* _What you should do_
Leave the pictures out and quote every line from the start of the listing to the line with "const GOOD_SCORE = 90;", inclusive.
>> BEGIN Source material
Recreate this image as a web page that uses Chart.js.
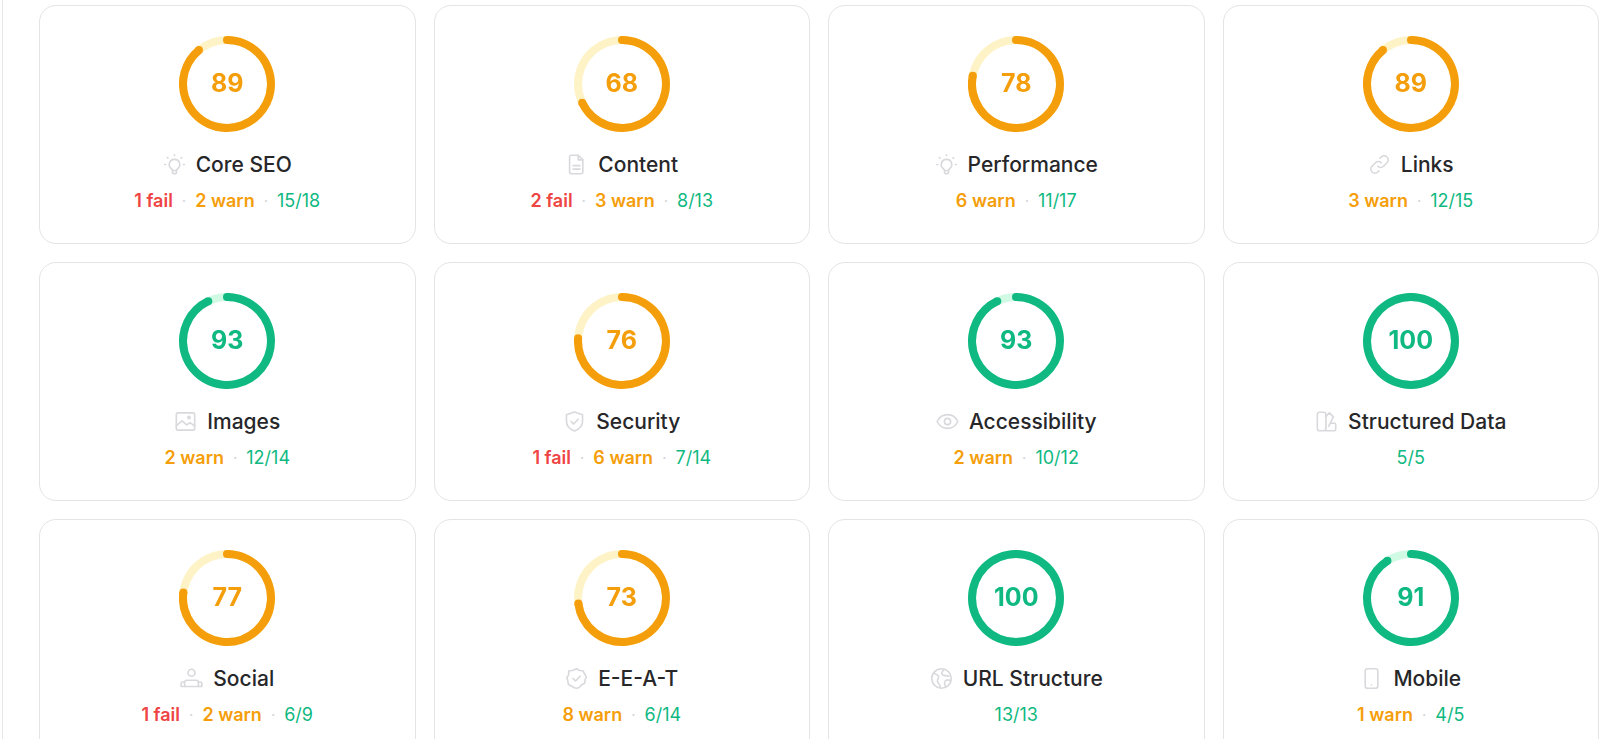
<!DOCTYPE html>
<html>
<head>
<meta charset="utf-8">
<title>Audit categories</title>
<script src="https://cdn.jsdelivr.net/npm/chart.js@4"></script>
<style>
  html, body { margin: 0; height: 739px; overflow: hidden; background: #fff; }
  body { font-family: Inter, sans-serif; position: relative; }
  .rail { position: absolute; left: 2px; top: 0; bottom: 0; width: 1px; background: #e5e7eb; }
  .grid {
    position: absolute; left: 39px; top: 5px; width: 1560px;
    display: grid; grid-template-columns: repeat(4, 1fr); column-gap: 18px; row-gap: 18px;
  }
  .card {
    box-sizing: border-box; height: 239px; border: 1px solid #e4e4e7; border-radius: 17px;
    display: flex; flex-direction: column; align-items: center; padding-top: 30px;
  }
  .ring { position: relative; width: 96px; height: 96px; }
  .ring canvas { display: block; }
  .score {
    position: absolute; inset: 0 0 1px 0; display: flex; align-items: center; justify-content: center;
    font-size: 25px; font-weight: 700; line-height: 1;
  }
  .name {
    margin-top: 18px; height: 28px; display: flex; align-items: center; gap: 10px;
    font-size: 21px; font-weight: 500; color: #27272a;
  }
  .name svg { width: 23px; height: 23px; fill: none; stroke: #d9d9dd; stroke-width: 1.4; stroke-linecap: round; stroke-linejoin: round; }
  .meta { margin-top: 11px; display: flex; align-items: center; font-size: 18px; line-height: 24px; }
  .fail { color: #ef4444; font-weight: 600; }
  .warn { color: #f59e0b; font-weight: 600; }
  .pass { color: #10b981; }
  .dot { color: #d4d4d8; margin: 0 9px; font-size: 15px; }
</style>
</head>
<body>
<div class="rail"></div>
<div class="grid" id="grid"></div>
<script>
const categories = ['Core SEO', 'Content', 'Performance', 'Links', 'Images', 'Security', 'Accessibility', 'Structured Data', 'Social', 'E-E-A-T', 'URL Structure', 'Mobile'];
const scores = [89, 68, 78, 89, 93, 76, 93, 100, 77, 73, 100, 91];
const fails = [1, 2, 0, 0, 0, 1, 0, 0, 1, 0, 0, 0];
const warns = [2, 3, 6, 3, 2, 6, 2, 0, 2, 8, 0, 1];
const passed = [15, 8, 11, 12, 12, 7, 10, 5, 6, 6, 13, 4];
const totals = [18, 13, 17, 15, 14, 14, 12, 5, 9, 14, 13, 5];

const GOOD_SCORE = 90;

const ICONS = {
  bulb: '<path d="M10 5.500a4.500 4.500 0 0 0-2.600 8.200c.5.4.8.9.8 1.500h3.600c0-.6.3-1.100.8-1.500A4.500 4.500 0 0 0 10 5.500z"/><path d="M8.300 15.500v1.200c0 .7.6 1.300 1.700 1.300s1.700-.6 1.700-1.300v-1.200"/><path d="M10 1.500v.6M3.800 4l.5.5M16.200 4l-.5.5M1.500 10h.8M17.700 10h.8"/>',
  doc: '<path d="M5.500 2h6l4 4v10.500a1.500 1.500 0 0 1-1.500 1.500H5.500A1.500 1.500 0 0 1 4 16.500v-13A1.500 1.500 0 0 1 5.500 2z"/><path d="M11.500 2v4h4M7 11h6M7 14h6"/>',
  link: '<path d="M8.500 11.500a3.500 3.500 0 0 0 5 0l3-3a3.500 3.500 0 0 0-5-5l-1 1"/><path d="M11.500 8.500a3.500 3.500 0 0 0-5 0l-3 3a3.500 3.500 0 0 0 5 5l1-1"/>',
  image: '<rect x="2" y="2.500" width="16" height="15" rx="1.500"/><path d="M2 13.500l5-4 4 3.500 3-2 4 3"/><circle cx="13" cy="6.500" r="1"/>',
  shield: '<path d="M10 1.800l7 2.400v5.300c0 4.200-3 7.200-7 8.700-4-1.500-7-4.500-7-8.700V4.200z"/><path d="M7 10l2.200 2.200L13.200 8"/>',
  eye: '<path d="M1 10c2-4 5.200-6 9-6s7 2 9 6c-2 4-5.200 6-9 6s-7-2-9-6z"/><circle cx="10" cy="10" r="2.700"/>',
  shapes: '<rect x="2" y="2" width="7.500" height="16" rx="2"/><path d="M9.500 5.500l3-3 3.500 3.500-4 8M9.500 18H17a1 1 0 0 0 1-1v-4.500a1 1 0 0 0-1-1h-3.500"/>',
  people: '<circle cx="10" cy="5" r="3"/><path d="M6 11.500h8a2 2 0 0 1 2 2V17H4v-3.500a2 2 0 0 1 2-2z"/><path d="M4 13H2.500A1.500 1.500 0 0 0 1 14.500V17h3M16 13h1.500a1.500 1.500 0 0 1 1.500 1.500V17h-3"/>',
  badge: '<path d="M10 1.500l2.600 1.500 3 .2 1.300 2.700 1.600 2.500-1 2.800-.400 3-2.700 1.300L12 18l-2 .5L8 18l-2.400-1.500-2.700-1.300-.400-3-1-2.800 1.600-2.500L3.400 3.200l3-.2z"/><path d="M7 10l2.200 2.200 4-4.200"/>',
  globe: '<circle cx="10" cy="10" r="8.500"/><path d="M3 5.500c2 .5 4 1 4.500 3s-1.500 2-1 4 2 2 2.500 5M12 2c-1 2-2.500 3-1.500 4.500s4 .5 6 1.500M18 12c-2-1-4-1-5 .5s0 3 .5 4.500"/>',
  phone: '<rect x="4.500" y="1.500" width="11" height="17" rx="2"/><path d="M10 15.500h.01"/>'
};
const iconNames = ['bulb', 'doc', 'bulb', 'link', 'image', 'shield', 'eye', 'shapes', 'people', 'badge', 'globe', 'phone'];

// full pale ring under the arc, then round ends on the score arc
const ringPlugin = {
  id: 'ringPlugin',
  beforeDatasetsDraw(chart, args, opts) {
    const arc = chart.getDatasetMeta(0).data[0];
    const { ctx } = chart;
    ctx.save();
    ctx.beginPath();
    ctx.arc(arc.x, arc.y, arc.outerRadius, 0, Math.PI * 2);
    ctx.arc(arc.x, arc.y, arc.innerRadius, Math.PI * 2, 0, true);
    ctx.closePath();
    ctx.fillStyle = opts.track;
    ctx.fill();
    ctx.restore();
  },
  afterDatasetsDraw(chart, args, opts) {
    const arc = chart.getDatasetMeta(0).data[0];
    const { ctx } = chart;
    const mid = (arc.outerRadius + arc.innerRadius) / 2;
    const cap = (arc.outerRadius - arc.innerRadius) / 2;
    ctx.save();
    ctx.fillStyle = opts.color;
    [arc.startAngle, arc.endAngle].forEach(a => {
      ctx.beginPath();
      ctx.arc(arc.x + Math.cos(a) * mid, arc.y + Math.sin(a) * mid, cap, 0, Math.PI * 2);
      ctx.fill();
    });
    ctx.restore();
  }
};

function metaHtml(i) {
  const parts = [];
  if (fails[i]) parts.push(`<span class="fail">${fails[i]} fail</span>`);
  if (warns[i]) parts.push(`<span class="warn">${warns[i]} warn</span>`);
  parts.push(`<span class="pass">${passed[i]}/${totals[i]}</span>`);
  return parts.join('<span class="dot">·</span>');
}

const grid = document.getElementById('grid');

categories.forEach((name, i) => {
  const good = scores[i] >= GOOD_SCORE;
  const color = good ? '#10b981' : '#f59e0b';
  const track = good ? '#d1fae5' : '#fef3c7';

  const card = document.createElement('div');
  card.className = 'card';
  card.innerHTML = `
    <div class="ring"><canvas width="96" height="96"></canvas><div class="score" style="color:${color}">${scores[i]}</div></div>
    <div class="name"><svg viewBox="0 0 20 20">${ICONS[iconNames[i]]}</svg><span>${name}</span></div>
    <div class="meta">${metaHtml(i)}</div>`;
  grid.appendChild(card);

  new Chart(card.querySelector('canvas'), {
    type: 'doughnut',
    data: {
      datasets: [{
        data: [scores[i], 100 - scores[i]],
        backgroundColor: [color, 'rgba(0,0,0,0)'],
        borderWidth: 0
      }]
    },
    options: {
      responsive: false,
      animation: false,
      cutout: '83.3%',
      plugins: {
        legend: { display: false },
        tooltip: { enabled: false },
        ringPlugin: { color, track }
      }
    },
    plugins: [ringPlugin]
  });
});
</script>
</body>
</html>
>> END Source material
* _Output for this task_
Recreate this image as a web page that uses Chart.js.
<!DOCTYPE html>
<html>
<head>
<meta charset="utf-8">
<title>Audit categories</title>
<script src="https://cdn.jsdelivr.net/npm/chart.js@4"></script>
<style>
  html, body { margin: 0; height: 739px; overflow: hidden; background: #fff; }
  body { font-family: Inter, sans-serif; position: relative; }
  .rail { position: absolute; left: 2px; top: 0; bottom: 0; width: 1px; background: #e5e7eb; }
  .grid {
    position: absolute; left: 39px; top: 5px; width: 1560px;
    display: grid; grid-template-columns: repeat(4, 1fr); column-gap: 18px; row-gap: 18px;
  }
  .card {
    box-sizing: border-box; height: 239px; border: 1px solid #e4e4e7; border-radius: 17px;
    display: flex; flex-direction: column; align-items: center; padding-top: 30px;
  }
  .ring { position: relative; width: 96px; height: 96px; }
  .ring canvas { display: block; }
  .score {
    position: absolute; inset: 0 0 1px 0; display: flex; align-items: center; justify-content: center;
    font-size: 25px; font-weight: 700; line-height: 1;
  }
  .name {
    margin-top: 18px; height: 28px; display: flex; align-items: center; gap: 10px;
    font-size: 21px; font-weight: 500; color: #27272a;
  }
  .name svg { width: 23px; height: 23px; fill: none; stroke: #d9d9dd; stroke-width: 1.4; stroke-linecap: round; stroke-linejoin: round; }
  .meta { margin-top: 11px; display: flex; align-items: center; font-size: 18px; line-height: 24px; }
  .fail { color: #ef4444; font-weight: 600; }
  .warn { color: #f59e0b; font-weight: 600; }
  .pass { color: #10b981; }
  .dot { color: #d4d4d8; margin: 0 9px; font-size: 15px; }
</style>
</head>
<body>
<div class="rail"></div>
<div class="grid" id="grid"></div>
<script>
const categories = ['Core SEO', 'Content', 'Performance', 'Links', 'Images', 'Security', 'Accessibility', 'Structured Data', 'Social', 'E-E-A-T', 'URL Structure', 'Mobile'];
const scores = [89, 68, 78, 89, 93, 76, 93, 100, 77, 73, 100, 91];
const fails = [1, 2, 0, 0, 0, 1, 0, 0, 1, 0, 0, 0];
const warns = [2, 3, 6, 3, 2, 6, 2, 0, 2, 8, 0, 1];
const passed = [15, 8, 11, 12, 12, 7, 10, 5, 6, 6, 13, 4];
const totals = [18, 13, 17, 15, 14, 14, 12, 5, 9, 14, 13, 5];

const GOOD_SCORE = 90;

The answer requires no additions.